Dalam versi lain menurut Jami’ul Ahadits nomor 5743;
أنا مدينة العلم وعلى بابها فمن أراد العلم فليأته من بابه
Saya adalah kota ilmu dan Ali adalah pintunya. Maka barangsiapa yang ingin mendapatkan ilmu maka datangilah ilmu dari pintunya
Hadis itu diriwayatkan at-thabrany (11/65 nomor 11061) dan dikomentari al-Haitsamy (9/114); di dalam sanad hadis itu terdapat perawi bernama Abdussalam bin Sholeh al-harawy yang dho’if. Hadis di atas juga diriwayatkan oleh al-hakim (3/137 nomor 4637).
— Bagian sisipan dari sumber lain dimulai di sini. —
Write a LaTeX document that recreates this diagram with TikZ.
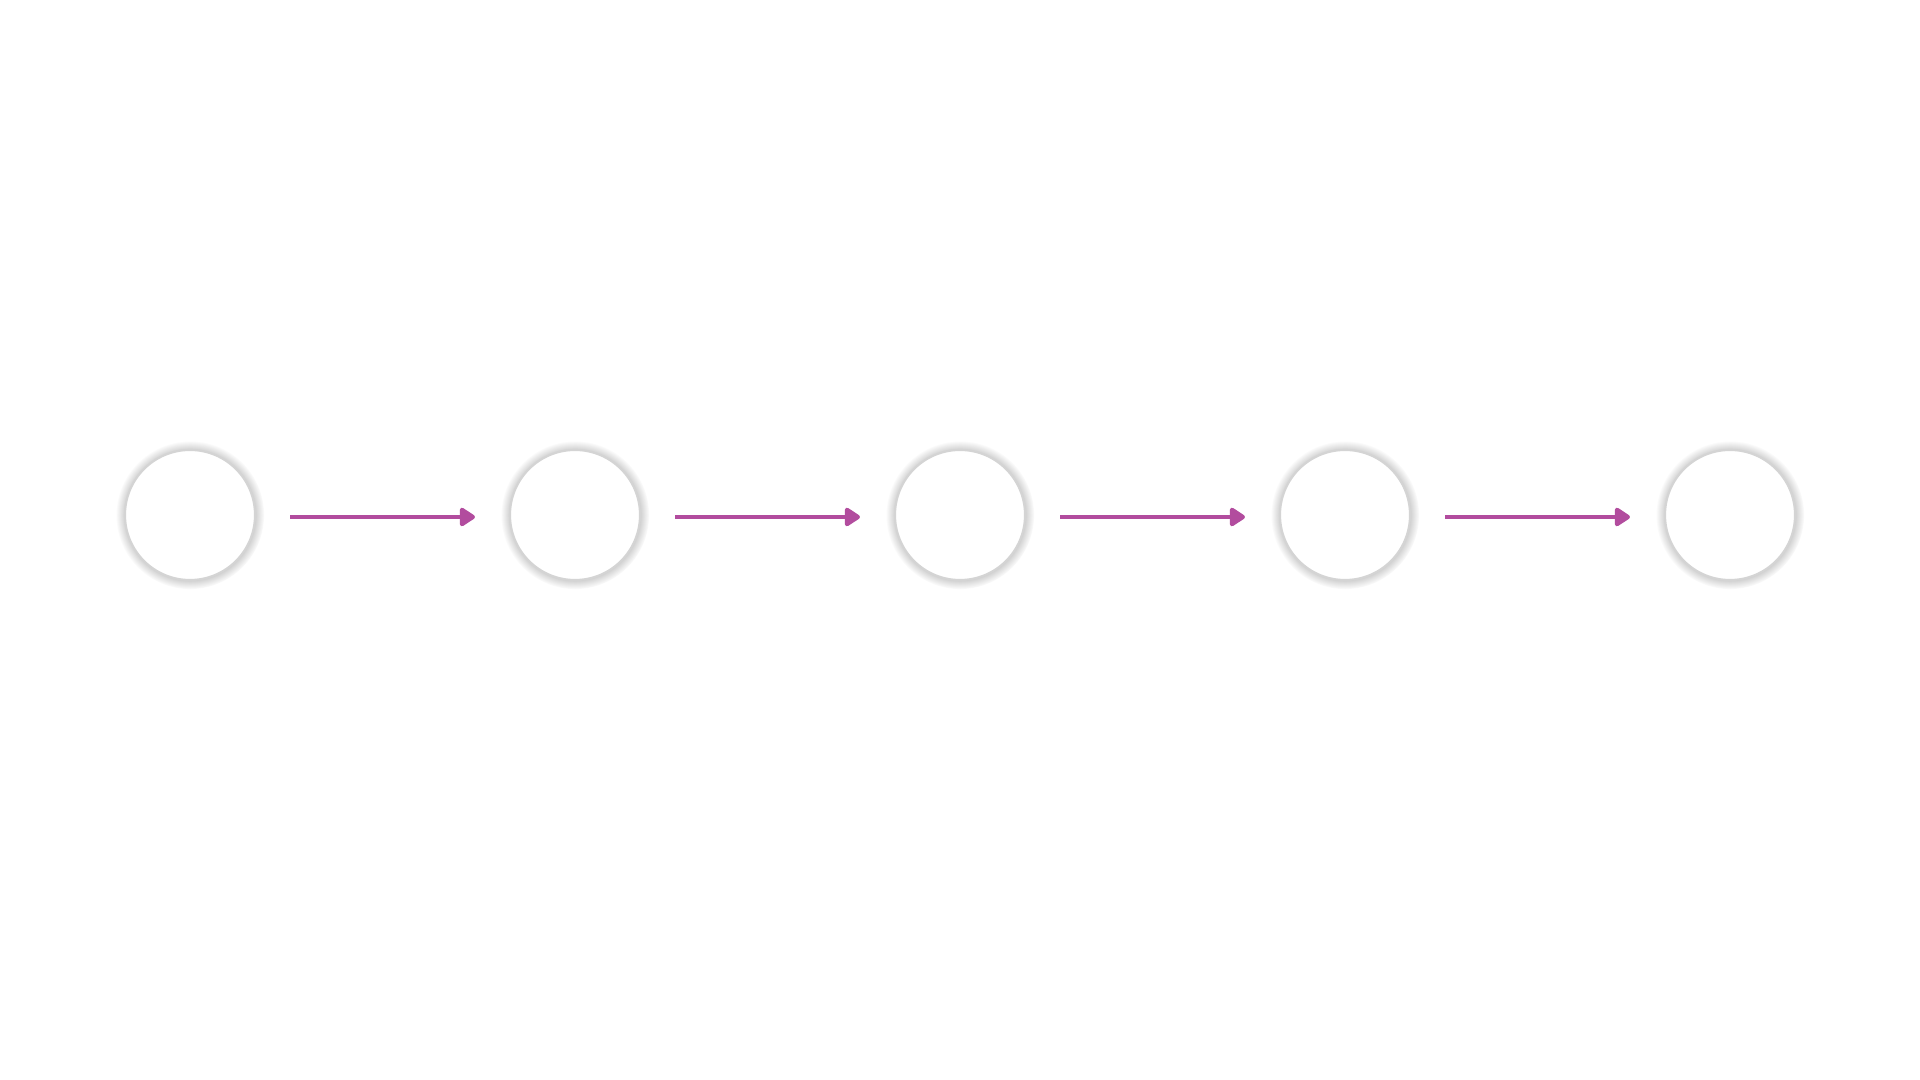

Dalam Majmu’ Zawaid yang ditahqiq oleh al-Mu’allimy dijelaskan bahwa hadis di atas maudhu’, dicantumkan oleh Ibnul Jauzy dalam al-maudhu’at 1/350, sebagaimana pula al-‘Uqaily mencantumkannya dalam ad-Dhu’afa dan Ibnu Hajar dalam al-Mizan, Ibnu Hibban dalam al-Majruhin, serta as-Suyuthi dalam al-Lalyi). Imam as-Sakhawy dalam al-maqoshid al-Hasanah hal. 54 menjelaskan panjang lebar tentang berbagai versi hadis di atas dan pendapat para ulama hadis tentang status kedho’ifan dan kepalsuannya. Di antaranya Imam al-Bukhari berkomentar; sesungguhnya hadis tersebut tidak memiliki sisi yang shohih. Demikian pula Imam as-Suyuthi dalam ad-duror (hal.3) menyebutkan secara ringkas komentar para ulama hadis seperti; At-Tirmidzi berkata: mungkar, demikian pula Imam Bukhari. Sementara al-Hakim yang menilai shohih dikomentari langsung oleh Imam adz-Dzahabi dengan perkataan beliau; bahkan hadis ini palsu. (penilaian al-Hakim sering dikritik oleh para ulama hadis karena terlalu gampang dan keliru dalam menilai shohih suatu hadis). Perawi-perawi yang meriwayatkan hadis tersebut dalam berbagai versi sanad dan matan adalah perawi yang dho’if dan maudhu’ . lihat al-Fawaid al-majmu’ah oleh Imam as-Syaukany yang ditahqiq oleh al-Mu’allimy hal, 166-167 nomor hadis 51-52. Lihat pula dalam tadzkiratul maudhu’at hal. 95, takhrij ahadits al-Ihya’ 4/330 nomor 1830, Ahadits al-Qoshshos 1/78, Asnal Matholib hal. 92, An-Nukhbah al-Bahiyah fil Ahadits al-Makdzubah ‘ala Khairil bariyyah susunan Muhammad al-Amir al-Kabir al-maliki hal 37, Al-Lu’lu’ al-maushu’ fima la Ashla Lahu aw bi Ashlihi maudhu’ tulisan Abul Mahasin Muhammad bin Khalil al-Qowaqojy dan ditahqiq Fawwaz Ahmad Zamroly hal. 49.